In 1993, Dhaka became the first country in the history of the SAF Games to play hosts for the second time. These games, originally allotted to Kathmandu, were staged from December 20 to 27, 1993. Eleven disciplines were held. History repeated itself. Like all previous occasions, India returned with a bagful of medals. Out of the 139 medals bagged by India, 61 were gold, 47 silver and 31 bronze. Bhutan and the Maldives could not win a single gold medal. In athletics Ranjit Subasinghe of Sri Lanka created a new games record by running 800 metres in 1 minute 47.56 seconds. India’s Bahadur Singh created a record by running 10,000 metres in 29 minutes 30.23 seconds. Moilly Chakoo of India ran the 3000 metres in 9 minutes 29.01 seconds. In the team championships Nepal and Sri Lanka won gold medals in football and men’s tennis respectively whereas Pakistan won the kabaddi championship and men’s volleyball gold. India bagged the team title in the events of table tennis (men and women) volleyball (women) and men’s table tennis.

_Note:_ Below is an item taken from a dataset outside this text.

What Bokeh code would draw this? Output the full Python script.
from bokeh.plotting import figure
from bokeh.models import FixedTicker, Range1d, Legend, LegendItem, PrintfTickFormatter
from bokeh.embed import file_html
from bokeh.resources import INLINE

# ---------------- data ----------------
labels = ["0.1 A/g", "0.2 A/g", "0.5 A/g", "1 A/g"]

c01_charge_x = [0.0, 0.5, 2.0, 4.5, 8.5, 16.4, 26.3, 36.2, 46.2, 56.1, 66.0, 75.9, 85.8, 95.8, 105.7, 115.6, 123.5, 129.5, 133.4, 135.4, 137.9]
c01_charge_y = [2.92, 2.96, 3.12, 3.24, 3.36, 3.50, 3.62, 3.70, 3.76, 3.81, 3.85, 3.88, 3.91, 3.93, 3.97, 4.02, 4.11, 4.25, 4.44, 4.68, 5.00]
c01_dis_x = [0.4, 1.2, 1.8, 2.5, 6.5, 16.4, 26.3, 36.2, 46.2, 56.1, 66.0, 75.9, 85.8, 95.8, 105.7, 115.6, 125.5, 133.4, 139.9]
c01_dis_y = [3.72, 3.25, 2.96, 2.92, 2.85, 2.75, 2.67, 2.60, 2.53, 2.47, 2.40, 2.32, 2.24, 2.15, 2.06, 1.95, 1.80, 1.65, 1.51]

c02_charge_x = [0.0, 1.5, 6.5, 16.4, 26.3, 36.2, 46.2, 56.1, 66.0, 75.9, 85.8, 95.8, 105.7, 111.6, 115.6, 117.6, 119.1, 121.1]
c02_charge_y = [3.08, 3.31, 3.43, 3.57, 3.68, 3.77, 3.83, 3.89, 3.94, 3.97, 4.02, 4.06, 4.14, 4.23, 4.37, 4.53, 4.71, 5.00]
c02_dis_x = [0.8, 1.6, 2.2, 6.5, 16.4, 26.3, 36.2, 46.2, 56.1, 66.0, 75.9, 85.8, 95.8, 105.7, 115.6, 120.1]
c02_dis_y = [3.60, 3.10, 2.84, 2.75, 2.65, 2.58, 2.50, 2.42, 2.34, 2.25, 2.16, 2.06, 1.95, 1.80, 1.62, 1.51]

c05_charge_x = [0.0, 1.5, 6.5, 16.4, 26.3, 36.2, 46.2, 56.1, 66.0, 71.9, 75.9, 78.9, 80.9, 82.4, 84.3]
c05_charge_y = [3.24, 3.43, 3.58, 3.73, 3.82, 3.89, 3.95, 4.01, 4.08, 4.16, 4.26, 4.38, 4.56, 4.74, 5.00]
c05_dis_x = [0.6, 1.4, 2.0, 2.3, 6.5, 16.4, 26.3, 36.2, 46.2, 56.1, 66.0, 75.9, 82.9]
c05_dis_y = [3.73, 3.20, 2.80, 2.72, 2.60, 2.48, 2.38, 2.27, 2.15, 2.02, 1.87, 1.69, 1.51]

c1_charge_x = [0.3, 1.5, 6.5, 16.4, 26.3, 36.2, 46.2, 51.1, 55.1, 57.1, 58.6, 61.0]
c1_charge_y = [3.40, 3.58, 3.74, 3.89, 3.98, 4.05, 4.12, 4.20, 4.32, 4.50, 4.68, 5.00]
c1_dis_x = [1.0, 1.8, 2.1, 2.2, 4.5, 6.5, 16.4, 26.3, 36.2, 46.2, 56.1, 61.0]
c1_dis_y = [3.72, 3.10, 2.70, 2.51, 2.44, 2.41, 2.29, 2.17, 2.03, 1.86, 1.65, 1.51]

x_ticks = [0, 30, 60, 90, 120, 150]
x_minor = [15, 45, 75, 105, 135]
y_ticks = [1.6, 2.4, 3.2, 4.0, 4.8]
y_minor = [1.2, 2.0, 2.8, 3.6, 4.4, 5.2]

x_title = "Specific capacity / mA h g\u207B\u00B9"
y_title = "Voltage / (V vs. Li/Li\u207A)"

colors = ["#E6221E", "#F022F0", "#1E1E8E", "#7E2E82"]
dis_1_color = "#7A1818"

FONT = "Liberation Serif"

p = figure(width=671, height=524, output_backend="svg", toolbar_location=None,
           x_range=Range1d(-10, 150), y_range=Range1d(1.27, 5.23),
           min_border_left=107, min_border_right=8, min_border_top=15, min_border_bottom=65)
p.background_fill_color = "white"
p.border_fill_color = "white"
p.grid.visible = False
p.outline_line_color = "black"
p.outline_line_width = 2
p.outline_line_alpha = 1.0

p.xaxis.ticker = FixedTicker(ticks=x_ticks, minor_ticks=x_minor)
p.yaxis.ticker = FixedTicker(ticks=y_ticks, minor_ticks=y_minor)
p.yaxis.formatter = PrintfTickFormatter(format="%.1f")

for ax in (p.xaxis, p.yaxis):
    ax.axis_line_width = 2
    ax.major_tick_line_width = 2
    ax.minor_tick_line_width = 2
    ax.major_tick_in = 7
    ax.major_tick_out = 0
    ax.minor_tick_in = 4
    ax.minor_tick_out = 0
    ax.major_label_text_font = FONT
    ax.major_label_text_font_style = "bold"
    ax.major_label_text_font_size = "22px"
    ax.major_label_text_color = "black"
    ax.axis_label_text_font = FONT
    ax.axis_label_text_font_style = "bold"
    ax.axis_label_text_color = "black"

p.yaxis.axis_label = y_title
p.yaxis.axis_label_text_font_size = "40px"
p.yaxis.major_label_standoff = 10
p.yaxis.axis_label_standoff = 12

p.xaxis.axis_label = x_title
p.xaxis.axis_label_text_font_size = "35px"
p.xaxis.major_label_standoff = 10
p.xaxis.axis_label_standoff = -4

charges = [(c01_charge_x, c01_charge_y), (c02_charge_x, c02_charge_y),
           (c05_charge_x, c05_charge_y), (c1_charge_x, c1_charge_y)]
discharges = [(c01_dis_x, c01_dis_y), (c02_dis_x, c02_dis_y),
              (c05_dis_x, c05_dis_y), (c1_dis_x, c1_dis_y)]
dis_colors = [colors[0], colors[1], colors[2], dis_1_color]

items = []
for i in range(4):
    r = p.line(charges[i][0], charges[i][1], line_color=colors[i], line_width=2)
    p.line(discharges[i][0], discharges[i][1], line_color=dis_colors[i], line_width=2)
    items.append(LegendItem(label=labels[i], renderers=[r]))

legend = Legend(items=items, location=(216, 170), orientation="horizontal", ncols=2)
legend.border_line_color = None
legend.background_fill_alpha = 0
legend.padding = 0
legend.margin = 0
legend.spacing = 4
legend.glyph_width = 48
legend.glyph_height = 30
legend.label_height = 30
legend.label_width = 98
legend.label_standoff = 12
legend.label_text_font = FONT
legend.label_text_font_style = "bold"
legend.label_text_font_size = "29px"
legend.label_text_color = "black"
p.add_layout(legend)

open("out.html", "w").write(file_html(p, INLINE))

The scene shifted to Chennai in 1995 where the seventh edition of the SAF Games was held from December 18 to 27 . A record number of 14 disciplines were included in the games. Silambam and kho kho were the demonstration games. A sum of Rs 240 crore was allotted as budget for the conduct of this mega event. Men’s hockey was included for the first time in the SAF games. India once again succeeded in taking a lion’s share of the medals. A notable feature of these games was that all the previous records in the men’s swimming except the one created in the 1500 metres freestyle event at Dhaka in 1993 by India’s J. Abhijit, were shattered and new records were created. All the record breakers were Indians barring Karan Mijanurrehman of Bangladesh who claimed the top honours in the 100 and 200 metres breaststroke events. Several landmark performances were recorded in the athletic section also. A Sri Lankan athlete set up a new games record in the 100 metres clocking 10.49 seconds whereas Sugath Tilakratne won the gold medal in 400 metres writing a new record. India’s Shakti Singh became the new record holder in the discuss throw event (57.78 metres). In the women’s section Sushantika Jaisinghe became the fastest runner of the SAF games consuming just 11.34 seconds to win the 100-metres event. She also created a meet record in 200 metres (22.95 sec.) India’s Shiny Wilson created history by beating the previous record in 400 and 800 metres, recording 52.12 seconds and 1 min. 59.85 seconds, respectively. Shabana Akhtar of Pakistan created a record in long jump (6.31 metres). India swept all the gold medals in team events, including the newly introduced event of men’s hockey.